▶ _GIVEN INSTRUCTION_: The required output is a single number: how many lines of the material contain the string "with".

[Collected data]
start

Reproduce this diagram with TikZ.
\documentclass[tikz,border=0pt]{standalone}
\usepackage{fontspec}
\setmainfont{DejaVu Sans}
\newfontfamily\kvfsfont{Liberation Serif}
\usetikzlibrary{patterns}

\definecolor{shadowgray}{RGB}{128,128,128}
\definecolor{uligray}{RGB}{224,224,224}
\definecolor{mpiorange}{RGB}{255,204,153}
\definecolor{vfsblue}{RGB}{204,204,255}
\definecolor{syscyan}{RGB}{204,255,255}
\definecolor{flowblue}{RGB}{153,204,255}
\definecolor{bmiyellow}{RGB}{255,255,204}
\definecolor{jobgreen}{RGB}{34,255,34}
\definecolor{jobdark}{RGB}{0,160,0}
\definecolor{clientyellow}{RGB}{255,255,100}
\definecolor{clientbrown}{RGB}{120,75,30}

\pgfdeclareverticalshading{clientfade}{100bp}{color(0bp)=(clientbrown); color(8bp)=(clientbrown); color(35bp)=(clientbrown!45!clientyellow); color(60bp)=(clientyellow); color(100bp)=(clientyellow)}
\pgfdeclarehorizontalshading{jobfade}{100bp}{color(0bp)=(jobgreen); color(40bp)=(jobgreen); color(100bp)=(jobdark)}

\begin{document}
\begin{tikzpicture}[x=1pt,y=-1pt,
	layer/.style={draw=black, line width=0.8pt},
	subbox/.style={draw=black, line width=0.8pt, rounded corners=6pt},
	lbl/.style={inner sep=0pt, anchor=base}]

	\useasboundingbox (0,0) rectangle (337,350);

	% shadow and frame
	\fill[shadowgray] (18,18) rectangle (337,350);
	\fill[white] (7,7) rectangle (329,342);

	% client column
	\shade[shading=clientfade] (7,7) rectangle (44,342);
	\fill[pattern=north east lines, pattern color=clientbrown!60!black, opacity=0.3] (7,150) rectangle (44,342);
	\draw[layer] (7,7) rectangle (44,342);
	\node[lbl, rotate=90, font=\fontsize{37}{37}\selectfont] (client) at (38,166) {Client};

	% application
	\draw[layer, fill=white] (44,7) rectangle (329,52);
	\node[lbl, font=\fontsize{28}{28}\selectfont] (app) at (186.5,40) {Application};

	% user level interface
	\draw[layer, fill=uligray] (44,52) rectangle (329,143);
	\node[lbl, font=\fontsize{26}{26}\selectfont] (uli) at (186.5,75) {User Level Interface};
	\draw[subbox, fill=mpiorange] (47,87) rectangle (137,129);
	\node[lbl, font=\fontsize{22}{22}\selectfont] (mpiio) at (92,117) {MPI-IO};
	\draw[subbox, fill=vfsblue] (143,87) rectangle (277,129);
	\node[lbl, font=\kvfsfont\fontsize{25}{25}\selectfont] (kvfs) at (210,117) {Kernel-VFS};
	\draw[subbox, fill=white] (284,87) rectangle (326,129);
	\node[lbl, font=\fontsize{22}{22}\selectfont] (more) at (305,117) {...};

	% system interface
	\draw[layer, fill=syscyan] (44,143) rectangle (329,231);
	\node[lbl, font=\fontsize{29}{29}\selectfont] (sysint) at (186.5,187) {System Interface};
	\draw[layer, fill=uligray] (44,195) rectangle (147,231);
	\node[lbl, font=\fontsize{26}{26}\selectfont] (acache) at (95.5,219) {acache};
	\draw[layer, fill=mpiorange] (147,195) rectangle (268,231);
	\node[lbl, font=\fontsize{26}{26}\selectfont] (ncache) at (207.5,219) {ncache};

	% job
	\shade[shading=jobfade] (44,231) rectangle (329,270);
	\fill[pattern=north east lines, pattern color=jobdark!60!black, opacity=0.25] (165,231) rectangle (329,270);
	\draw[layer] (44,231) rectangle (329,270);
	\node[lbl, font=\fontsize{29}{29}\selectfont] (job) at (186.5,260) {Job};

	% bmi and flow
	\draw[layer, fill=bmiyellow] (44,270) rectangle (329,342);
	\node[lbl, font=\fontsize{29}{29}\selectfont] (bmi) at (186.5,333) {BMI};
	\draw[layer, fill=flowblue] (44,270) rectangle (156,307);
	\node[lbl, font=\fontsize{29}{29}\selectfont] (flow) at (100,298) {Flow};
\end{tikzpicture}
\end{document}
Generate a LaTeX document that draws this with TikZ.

end

▶ _RESPONSE TO THIS EXERCISE_: 2